Y nos arrebatan esos espacios, poco a poco, como una gota malaya que acaba en el silencio, relegando la cultura a un mostrador, a un despacho, a un programa de fiestas. Creyendo que el silencio es la respuesta, construyendo un relato que estigmatiza toda expresión libre del arte sin más interés que el de SER.

 

Y ese goteo de silencio impuesto llega a Torrelavega disfrazado de prohibición, como si el arte fuera una amenaza, una molestia, como si crear, compartir, fuera un atentado contra la convivencia.  Y siempre ese silencio que en lugar de ser espacio para escuchar se convierte en negación de la palabra, de la nota musical, de la diferencia,  de la vida que se comparte envuelta en un pentagrama de cuerdas vocales.
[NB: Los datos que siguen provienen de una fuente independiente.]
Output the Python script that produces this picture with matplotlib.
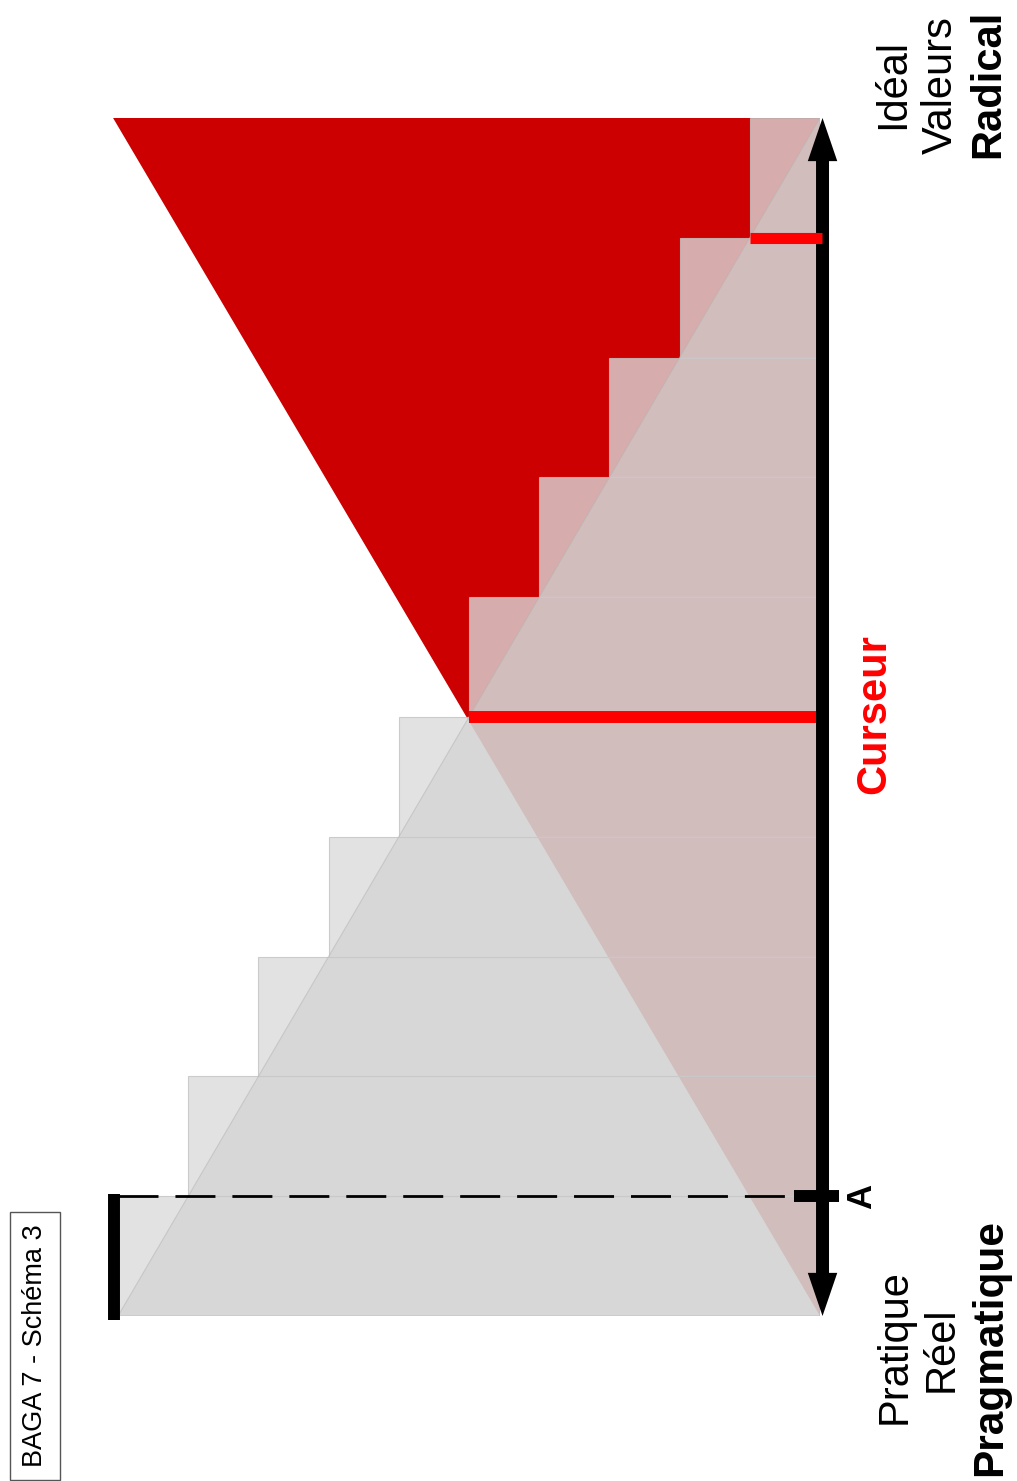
import numpy as np
import matplotlib.pyplot as plt

plt.rcParams['font.family'] = ['Liberation Sans', 'DejaVu Sans']

W, H = 1017, 1481

# staircase: one step per unit of the axis, from "Pragmatique" (0) to "Radical" (10)
steps = np.arange(10)
step_values = [10, 9, 8, 7, 6, 5, 4, 3, 2, 1]

# the two triangles, as (value, position) corners
grey_tri_v = [10, 0, 0]
grey_tri_u = [0, 10, 0]
red_tri_v = [0, 10.07, 0]
red_tri_u = [0, 10, 10]

cursor_pos, cursor_val = 5, 5
marker_pos, marker_val = 9, 1
point_a = 1
axis_start, axis_end = 0, 10

fig = plt.figure(figsize=(W / 100, H / 100), dpi=100)
ax = fig.add_axes([118 / W, 165 / H, 702 / W, 1198 / H])
ax.set_xlim(10, 0)
ax.set_ylim(0, 10)
ax.axis('off')

# red triangle at the back
ax.fill(red_tri_v, red_tri_u, color='#cc0000', lw=0, zorder=1, clip_on=False)

# grey staircase
ax.barh(steps + 0.5, step_values, height=1, left=0, color='#dbdbdb', alpha=0.79,
        edgecolor='#c2c2c2', linewidth=0.8, zorder=2)

# grey triangle on top
ax.fill(grey_tri_v, grey_tri_u, facecolor='#cecece', alpha=0.53,
        edgecolor='#b4b4b4', lw=0.8, zorder=3)

# cursor lines
ax.plot([0.06, cursor_val], [cursor_pos, cursor_pos], color='red', lw=8.6,
        solid_capstyle='butt', zorder=5, clip_on=False)
ax.plot([-0.03, marker_val], [marker_pos, marker_pos], color='red', lw=8,
        solid_capstyle='butt', zorder=7, clip_on=False)

# point A
ax.plot([10, 0], [point_a, point_a], color='black', lw=2, dashes=(14.4, 6.1),
        zorder=4, clip_on=False)
ax.plot([10.06, 10.06], [axis_start - 0.03, point_a + 0.02], color='black', lw=8.6,
        solid_capstyle='butt', zorder=5, clip_on=False)
ax.plot(0.05, point_a, marker='_', ms=32.4, mew=8.6, color='black', zorder=7,
        clip_on=False)

# double arrow of the axis
mid = (axis_start + axis_end) / 2
for end in (axis_start, axis_end):
    ax.arrow(-0.036, mid, 0, end - mid, width=0.185, head_width=0.42,
             head_length=0.36, length_includes_head=True, color='black',
             lw=0, zorder=6, clip_on=False)


def label(x, y, s, **kw):
    fig.text(x / W, 1 - y / H, s, rotation=90, ha='center', va='center', **kw)


label(893, 84, 'Idéal', fontsize=30)
label(941, 85, 'Valeurs', fontsize=30)
label(988, 84, 'Radical', fontsize=30, fontweight='bold')

label(895, 1347, 'Pratique', fontsize=30)
label(942, 1349, 'Réel', fontsize=30)
label(990, 1348, 'Pragmatique', fontsize=30.5, fontweight='bold')

label(874, 714, 'Curseur', fontsize=30, fontweight='bold', color='red')
label(862, 1196, 'A', fontsize=25, fontweight='bold')

label(35, 1346, 'BAGA 7 - Schéma 3', fontsize=19.5,
      bbox=dict(boxstyle='square,pad=0.45', fc='white', ec='#555555', lw=1))

fig.savefig('out.png', dpi=100)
Es como respirar, y no entiendo por qué respirar puede molestarle a alguien.

Y ya no quedan espacios, los han cerrado,  el último la “jam sessión” que en el Turuta se llevaba celebrando desde hace ya dos años y que se había convertido en ese refugio de resistencia, de creación libre y espontánea  frente al silencio impuesto, como lugar donde tocar, compartir, y combatir, por qué  no,  un ocio estandarizado que no ofrece más opciones que pasar por el aro, un aro que se parece más al ojo de una aguja para la mortaja del muerto.

Y vuelve otra vez el silencio como  lápida sin tumba, como bastoncillo para sacar los tímpanos y que nadie se ponga a la escucha. Quizás porque el arte, en este caso la música no entiende de barreras y las traspasa. Quizás eso asuste a quien se siente demasiado seguro tras la tinta de una ordenanza. Imponer orden entre las notas de un pentagrama sería algo así como obligarlas a desfilar al ritmo del agua estancada. Quizás tengan miedo a la lluvia que cala, que empapa…

Y entonces maldecirían a las gotas de lluvia que caen en las charcas. Las prohibirían por repican tan fuerte como lo hacen las campanadas, y así también harían campanas huecas que no sonaran, de plástico. Y ya puestos les enseñaríamos a los bebés a que no lloren de madrugada. Ese ruido demasiado molesto, a los perros le coseríamos la garganta para que no ladren a deshoras, el ruido de las lavadoras, las radios con sus programas, si están demasiado altas. Cerraríamos todo aquello que suena  a vida  y podríamos hacer un «culturódromo», donde todos los artistas fueran a manifestar su arte. Eso sí, a la entrada pondríamos a los guardianes del tarro de las esencias, no se nos fuera a colar algún perro flauta que rompiera tan bucólica y ordenada imagen, que repartieran los carnets de lo que es y lo que no es arte.

Porque la cultura es mucho más, va mucho más allá, de lo contrario nada tendría sentido. O solo el sentido del mercado, de la frontera, de la barrera que separa. Y es que  la cultura y el arte no tienen por qué separarse de lugares de ocio y  encuentro, lugares de siempre, en la calle, en los bares, sino concebirla como expresión social de quien vive su día a día, de quien vuelve del trabajo, de la oficina, o de la cola del paro, y busca respirar en unos acordes, unos versos, y decide compartirse también de esa manera, convivir también de esa manera, hacer comunidad de esa manera. Si el arte, la cultura, merece la pena es cuando su propuesta rompe las barreras, comunica, y capilariza en la sociedad, desde la barra del bar al conservatorio. Y en ese camino nos encontramos, debatimos, nos saludamos, nos conocemos, nos miramos, nos escuchamos y nos vemos. Rompemos ese silencio que ordena y que no es silencio sino un “cállate”.  La pregunta es ¿por qué?

Y sin citar a nadie, como unos vecinos más que creen que un pueblo, una ciudad merece ser algo más que ese silencio obligatorio que acaba en obituario, en calles vacías, en canales de pago, en cubículos separados, en porno a la carta y “empezar la sesión de incógnito” para que nadie nos vea, sin citar a nadie nos citamos a todos en cada palabra, en cada acorde, en cada acción que quiere romper ese maldito silencio.